È uno dei saggi della Repubblica e dispensa consigli, anche non richiesti, ai potenti. E con il linguaggio felpato che gli è proprio Sabino Cassese non lesina suggerimenti sul nuovo rebus che attanaglia Giorgia Meloni (nel tondo): il probabile referendum sul premierato e le sue conseguenze. La premier ha cercato in questo week end di spersonalizzare una scadenza che potrebbe diventare problematica, ponendo dei paletti e lanciando un messaggio chiaro: l'esito del referendum non ha nulla a che vedere con la durata del governo, per cui anche se dovesse perderlo resterebbe a Palazzo Chigi.
Ma sarà proprio così? Cassese, il saggio, si limita ad invitare la Meloni alla prudenza: «Mi auguro - è la sua speranza - che nel confronto parlamentare si allarghi la maggioranza in modo da evitare il referendum che è per sua natura uno strumento plebiscitario. È fatale infatti, voglia o meno la premier, che si inneschi un processo di personalizzazione. In un sondaggio che studiò le ragioni della sconfitta al referendum della Riforma Renzi, l'80% degli intervistati dichiararono di aver votato contro il capo del governo non contro la Riforma».
Quel rischio è ben presente nella mente di una persona accorta come la Meloni anche se i suoi inquadrano le sue uscite di questi giorni più nella narrazione della campagna elettorale che su altro: «Giorgia ha fatto bene - osserva Alberto Balboni, regista della riforma al Senato - perché ha dimostrato ancora una volta di essere battagliera. Quando si presenta libera dai condizionamenti piace alla gente. E poi le critiche della sinistra sono sempre strumentali. Hanno presentato addirittura emendamenti che tolgono il diritto di voto ai senatori a vita. Vorrebbero trasformare la Segre in una senatrice di serie B».

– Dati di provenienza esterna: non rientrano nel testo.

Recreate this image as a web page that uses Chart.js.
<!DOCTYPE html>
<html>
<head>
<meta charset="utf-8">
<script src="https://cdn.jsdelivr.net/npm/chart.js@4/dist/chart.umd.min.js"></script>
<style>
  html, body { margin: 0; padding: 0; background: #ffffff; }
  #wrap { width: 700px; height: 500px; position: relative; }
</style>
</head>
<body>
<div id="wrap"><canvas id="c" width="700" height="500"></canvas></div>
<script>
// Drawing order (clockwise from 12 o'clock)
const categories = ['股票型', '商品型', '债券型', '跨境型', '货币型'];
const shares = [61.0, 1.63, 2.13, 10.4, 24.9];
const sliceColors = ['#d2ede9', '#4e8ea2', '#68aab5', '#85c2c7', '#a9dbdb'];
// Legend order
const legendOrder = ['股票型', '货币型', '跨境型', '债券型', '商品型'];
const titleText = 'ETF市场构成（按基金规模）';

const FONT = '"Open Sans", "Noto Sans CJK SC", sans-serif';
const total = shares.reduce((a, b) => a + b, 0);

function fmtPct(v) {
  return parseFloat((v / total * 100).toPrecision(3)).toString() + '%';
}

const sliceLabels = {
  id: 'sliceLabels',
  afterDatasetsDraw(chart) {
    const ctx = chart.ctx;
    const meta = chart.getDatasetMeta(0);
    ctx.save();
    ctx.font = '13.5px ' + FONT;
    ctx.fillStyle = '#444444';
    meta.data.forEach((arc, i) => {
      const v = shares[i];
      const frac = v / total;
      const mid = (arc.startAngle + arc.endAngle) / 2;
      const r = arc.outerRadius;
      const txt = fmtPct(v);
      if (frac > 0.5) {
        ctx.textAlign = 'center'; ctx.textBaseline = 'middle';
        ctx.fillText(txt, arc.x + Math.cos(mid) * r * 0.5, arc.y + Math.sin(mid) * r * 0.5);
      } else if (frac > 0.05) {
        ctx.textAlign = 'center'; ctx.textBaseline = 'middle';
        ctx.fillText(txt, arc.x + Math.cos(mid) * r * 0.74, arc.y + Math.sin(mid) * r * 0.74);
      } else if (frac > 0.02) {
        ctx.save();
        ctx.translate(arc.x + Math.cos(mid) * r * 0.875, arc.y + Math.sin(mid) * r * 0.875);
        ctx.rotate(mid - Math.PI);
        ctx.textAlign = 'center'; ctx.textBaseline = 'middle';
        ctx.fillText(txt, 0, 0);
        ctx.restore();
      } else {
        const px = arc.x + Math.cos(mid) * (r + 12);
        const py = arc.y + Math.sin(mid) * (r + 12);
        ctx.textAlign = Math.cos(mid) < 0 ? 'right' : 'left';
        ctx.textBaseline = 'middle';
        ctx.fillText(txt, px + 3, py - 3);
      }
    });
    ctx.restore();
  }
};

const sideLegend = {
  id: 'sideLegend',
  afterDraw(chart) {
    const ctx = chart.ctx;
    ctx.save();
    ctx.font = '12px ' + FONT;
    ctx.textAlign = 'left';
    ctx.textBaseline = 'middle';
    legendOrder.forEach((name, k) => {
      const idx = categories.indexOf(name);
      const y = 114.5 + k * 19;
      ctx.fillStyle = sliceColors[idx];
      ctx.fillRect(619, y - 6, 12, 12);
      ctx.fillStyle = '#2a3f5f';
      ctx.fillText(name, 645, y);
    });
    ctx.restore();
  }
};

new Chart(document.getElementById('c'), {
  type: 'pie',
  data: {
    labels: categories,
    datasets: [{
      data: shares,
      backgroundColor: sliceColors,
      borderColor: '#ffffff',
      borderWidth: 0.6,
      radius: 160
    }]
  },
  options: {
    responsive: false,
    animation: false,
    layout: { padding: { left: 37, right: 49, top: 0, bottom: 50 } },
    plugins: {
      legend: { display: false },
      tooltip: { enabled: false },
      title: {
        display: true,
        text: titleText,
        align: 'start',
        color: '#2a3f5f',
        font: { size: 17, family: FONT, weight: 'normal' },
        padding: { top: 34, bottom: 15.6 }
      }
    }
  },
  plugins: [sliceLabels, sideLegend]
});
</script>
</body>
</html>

Fin qui la propaganda elettorale, se si scruta però più dentro l'inner circle della Meloni ci si accorge che l'incognita del referendum pesa, eccome. Uno degli strateghi della battaglia sulle riforme di Fratelli d'Italia, di cui non si può fare il nome per non averlo sulla coscienza, lo ammette. «È chiaro - confida - che il governo non potrebbe superare indenne la sconfitta sul referendum su una riforma che è diventata la sua bandiera. Lo sa anche un bambino. Ecco perché è troppo rischiosa l'ipotesi di andare alla prova referendaria prima delle elezioni politiche. Semmai andrebbero valutate con attenzione due opzioni: quella di tenere il referendum insieme alle politiche o ancor meglio, almeno per me, farlo addirittura dopo».
Il piano è quindi è evitare, depotenziare o rinviare il referendum. Gianfranco Rotondi, democristiano approdato nelle fila di Fratelli d'Italia, ad esempio, tenterebbe in tutti i modi di allargare la maggioranza. «Bisogna tornare al vecchio schema democristiano - è la sua opinione - di non far coincidere maggioranza delle riforme con quella di governo. Quindi allargare, allargare il consenso per evitare che un'ipotetica sconfitta sia messa sul groppone di Palazzo Chigi. Per lo scopo abbiamo solo due interlocutori: Renzi o i 5stelle visto che il Pd ha fatto del bigottismo istituzionale la sua ideologia».
In realtà la ritrosia della Schlein ha ragioni politiche più che di merito: la battaglia nel referendum potrebbe essere il collante del cosiddetto «campo largo». Anzi, nel Pd molti sono convinti che il referendum rappresenti il grimaldello per far saltare l'attuale quadro politico. «Ora la Meloni - prevede il piddino Matteo Orfini - giura che se perde il referendum non si dimetterà, voglio vederla alla prova, quando imboccherà il piano inclinato della sconfitta». I paragoni non mancano da Cameron, il primo ministro inglese che perse il referendum sulla Brexit, a Renzi.
In queste condizioni è ovvio che l'obiettivo di allargare la maggioranza parlamentare resti un pio desiderio. È più probabile, invece, che la Meloni indossi i panni del console romano Quinto Fabio Massimo detto il Temporeggiatore, usi cioè la tattica del rinvio per individuare il momento più propizio per la battaglia. «Può scegliere tempi - è il parere di Stefano Ceccanti, il piddino più esperto in referendum - e non è poco.
Per cui se i sondaggi gli saranno favorevoli ci proverà il 2025-26, magari abbinandolo con possibili elezioni anticipate. Altrimenti lo fisserà con le politiche a scadenza naturale o addirittura dopo. Nessuno lo vieta».